Report the count of lines below in which the string "chart" occurs; include nothing else.
☆ ☆ ☆ ☆ ☆ ☆ ☆
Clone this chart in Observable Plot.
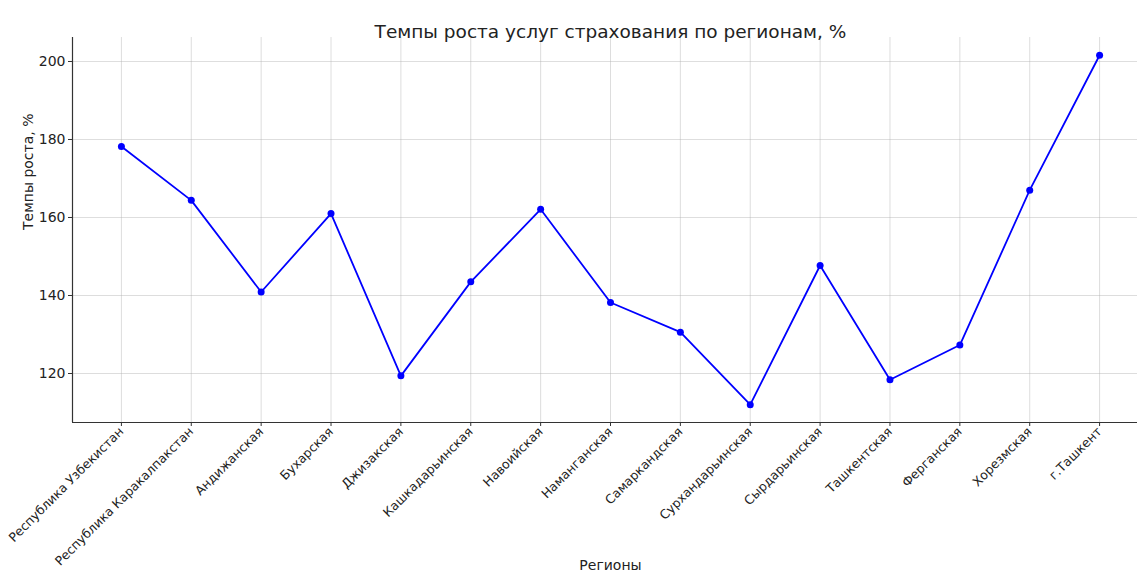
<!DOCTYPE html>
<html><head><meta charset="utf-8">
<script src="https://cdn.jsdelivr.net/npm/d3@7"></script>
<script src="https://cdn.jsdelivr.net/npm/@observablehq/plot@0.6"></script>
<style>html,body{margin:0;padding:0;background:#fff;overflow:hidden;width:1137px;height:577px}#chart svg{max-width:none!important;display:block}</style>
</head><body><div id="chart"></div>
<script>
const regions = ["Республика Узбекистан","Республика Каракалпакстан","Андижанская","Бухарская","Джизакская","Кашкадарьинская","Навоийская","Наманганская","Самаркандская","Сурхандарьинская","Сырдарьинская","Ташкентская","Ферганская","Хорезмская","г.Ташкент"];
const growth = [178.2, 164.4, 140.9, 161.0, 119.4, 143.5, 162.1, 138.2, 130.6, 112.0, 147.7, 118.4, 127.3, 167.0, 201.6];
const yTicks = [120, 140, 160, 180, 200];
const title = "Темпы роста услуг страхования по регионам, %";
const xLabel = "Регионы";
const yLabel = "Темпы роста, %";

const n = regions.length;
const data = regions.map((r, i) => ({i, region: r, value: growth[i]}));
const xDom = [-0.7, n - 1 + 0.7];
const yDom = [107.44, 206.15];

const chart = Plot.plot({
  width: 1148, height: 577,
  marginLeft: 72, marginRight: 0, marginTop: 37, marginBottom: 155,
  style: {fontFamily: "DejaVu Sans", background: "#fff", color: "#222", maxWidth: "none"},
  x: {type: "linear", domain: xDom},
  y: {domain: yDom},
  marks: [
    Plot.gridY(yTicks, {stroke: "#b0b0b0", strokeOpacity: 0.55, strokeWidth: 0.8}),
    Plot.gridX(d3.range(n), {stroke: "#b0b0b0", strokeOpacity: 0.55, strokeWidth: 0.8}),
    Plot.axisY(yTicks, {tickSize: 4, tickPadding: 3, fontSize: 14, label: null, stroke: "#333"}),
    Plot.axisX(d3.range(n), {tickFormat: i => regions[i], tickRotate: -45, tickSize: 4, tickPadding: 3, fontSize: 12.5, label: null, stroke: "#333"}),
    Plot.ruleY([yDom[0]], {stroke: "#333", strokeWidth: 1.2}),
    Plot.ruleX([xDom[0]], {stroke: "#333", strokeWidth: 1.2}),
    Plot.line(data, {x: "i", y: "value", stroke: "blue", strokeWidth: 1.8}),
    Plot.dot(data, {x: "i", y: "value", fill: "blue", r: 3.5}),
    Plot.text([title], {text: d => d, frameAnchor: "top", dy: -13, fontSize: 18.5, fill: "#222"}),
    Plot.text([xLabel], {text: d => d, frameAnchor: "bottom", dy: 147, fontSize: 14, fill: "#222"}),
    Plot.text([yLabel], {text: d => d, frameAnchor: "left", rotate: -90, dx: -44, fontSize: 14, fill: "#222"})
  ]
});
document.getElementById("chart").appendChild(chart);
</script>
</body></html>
☆ ☆ ☆ ☆ ☆ ☆ ☆
**SOLVED PROBLEM:** 5